The tips I got for picking wine out among the many choices came from a fantastic Italian blog http://simodivino.blogspot.it/2012/02/acquistare-vino-al-supermercatoecco.html.
- WHERE: The first tip mentioned is regarding where you need to go? Your best bet is to pick up wine where they have the most selection (captain obvious) ie: Coop, Ipercoop, Auchan, Esselunga, Carrefour – all of which have a pretty wide range of wine. What you should avoid are mini-markets and small supermarkets which normally have much less selection and lets ahem say not the best choices and/or storing.
- PRICE: Tip number 2 – how much you should expect to pay for a bottle. Needless to say, this cheap girl’s heart was broken when they wrote to avoid any bottle under 5 euros. I know I know, all wine is good in Italy, right? So not true, just think about what it must cost to bottle and transport the wine and you may then start to wonder why some wine is so cheap. Does this mean you need to spend 10 euros or more for a decent bottle? Not at all – think more on the lines of 5-8 euros and you should walk away with something you really will enjoy. Another alternative for every-day table wine is to go to a vino sfuso where you can funnel wine taken from local agricolas and normally the cost is about 2-4 euros ( My favorite guy is within walking distance from my house – read dangerous).
- BEST-DEAL? Often brands have a range of differently priced wines at the supermarket that you can choose from. I would not assume that the lowest-priced or ‘best deal’ is the right choice. It can be a big difference from a cheap Chianti from let’s say Rufina to a moderately priced version from the same farm. When Esselunga or Coop offers’ special deals’ on certain bottles, instead of buying 5 at once, go ahead and just get one. So, you can see if it’s actually GOOD before you come back and pick up some more. It’s very tempting to get the cheapest version but a difference of even a euro or two really does matter.
- APPEARANCE: Beauty is in the eye of the beholder? If only! This is pretty interesting and I never really thought about it before but let’s be honest with ourselves for a minute, we really do judge a book by its cover sometimes. I know I normally would pick up a bottle with the label looking most ‘authentic‘ whatever that means (usually including an old farmhouse). While that can be no guarantee, what you can be assured of is that if a bottle has a cheap laminated bright label – probably the wine ain’t so good! No fluorescent-color and cheap graphics need to be on a label. Honestly why not just leave the bottle without a label and add a little tag, trust me people would love it!
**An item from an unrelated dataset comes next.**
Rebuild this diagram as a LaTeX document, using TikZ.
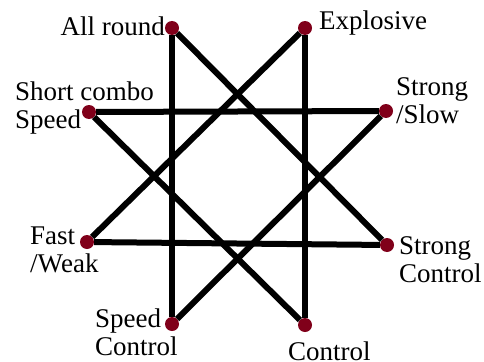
\documentclass[tikz,border=0pt]{standalone}
\usepackage{fontspec}
\setmainfont{Liberation Serif}
\definecolor{dotred}{RGB}{128,0,26}
\tikzset{
  bead/.style={circle, fill=dotred, inner sep=0pt, minimum width=14pt, minimum height=13pt},
  lbl/.style={inner sep=0pt, align=left, font=\fontsize{27}{28}\selectfont},
  spoke/.style={line width=6pt}
}
\begin{document}
\begin{tikzpicture}[x=1pt, y=-1pt]
\useasboundingbox (0,0) rectangle (484,361);
% the eight points
\node[bead] (allround) at (172,28) {};
\node[bead] (explosive) at (305,28) {};
\node[bead] (shortcombo) at (89,112) {};
\node[bead] (strongslow) at (386,111) {};
\node[bead] (fastweak) at (87,242) {};
\node[bead] (strongctrl) at (387,245) {};
\node[bead] (speedctrl) at (172,324) {};
\node[bead] (control) at (305,325) {};
% the star
\draw[spoke] (allround) -- (speedctrl);
\draw[spoke] (allround) -- (strongctrl);
\draw[spoke] (explosive) -- (control);
\draw[spoke] (explosive) -- (fastweak);
\draw[spoke] (shortcombo) -- (strongslow);
\draw[spoke] (shortcombo) -- (control);
\draw[spoke] (strongslow) -- (speedctrl);
\draw[spoke] (fastweak) -- (strongctrl);
% labels
\node[lbl, anchor=base east] (allroundtxt) at (165,36) {All round};
\node[lbl, anchor=base west] (explosivetxt) at (319,30) {Explosive};
\node[lbl, anchor=west] (shortcombotxt) at (15,108) {Short combo\\Speed};
\node[lbl, anchor=west] (strongslowtxt) at (396,101) {Strong\\/Slow};
\node[lbl, anchor=west] (fastweaktxt) at (30,250) {Fast\\/Weak};
\node[lbl, anchor=west] (strongctrltxt) at (399,260) {Strong\\Control};
\node[lbl, anchor=west] (speedctrltxt) at (95,332) {Speed\\Control};
\node[lbl, anchor=base west] (controltxt) at (288,360) {Control};
\end{tikzpicture}
\end{document}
- READING THE LABEL: Something I probably personally haven’t done enough but should be pretty obvious – um you have to actually read the label to see what your drinking. Look for words like “frizzante”, “vivace” o “fermo” to see if it’s a fizzy wine, or flat so you don’t end up at home with a glass full of foam (unless you like it!). A good Lambrusco can be a world of difference than a bad one, I actually used to detest it until I finally was converted. Another item to check is what grapes were used since some bottles can be a little sneaky in their wording. Take a look at where the bottle was sourced – you want the wineries to make everything in-house so make sure it say’s “imbottigliato all’origine”. Just another guarantee against ‘clever’ manufacturers.
- BEST TIP: This makes total sense but was yet another thing I never thought about. Avoid the first bottle on the shelf. Most of the bottles sold at supermarkets are medium-to-low priced so the most expensive bottles tend to stay on the shelves for sometimes months. This can mean that the ‘display’ or ‘first’ bottle has been exposed to the blinding light in the supermarket for some time and it really can change the quality of the wine, so just reach in the back and get one of the cooler non-exposed versions. The last thing you want to do is pick up a bottle at Coop and have it taste funky; especially if like me, spending more than 5 euros on a bottle is kind of a big deal!
Hopefully, these tips can help you better choose un bel vino at the local supermarket and I let me know if I missed anything. Winos, share your secrets!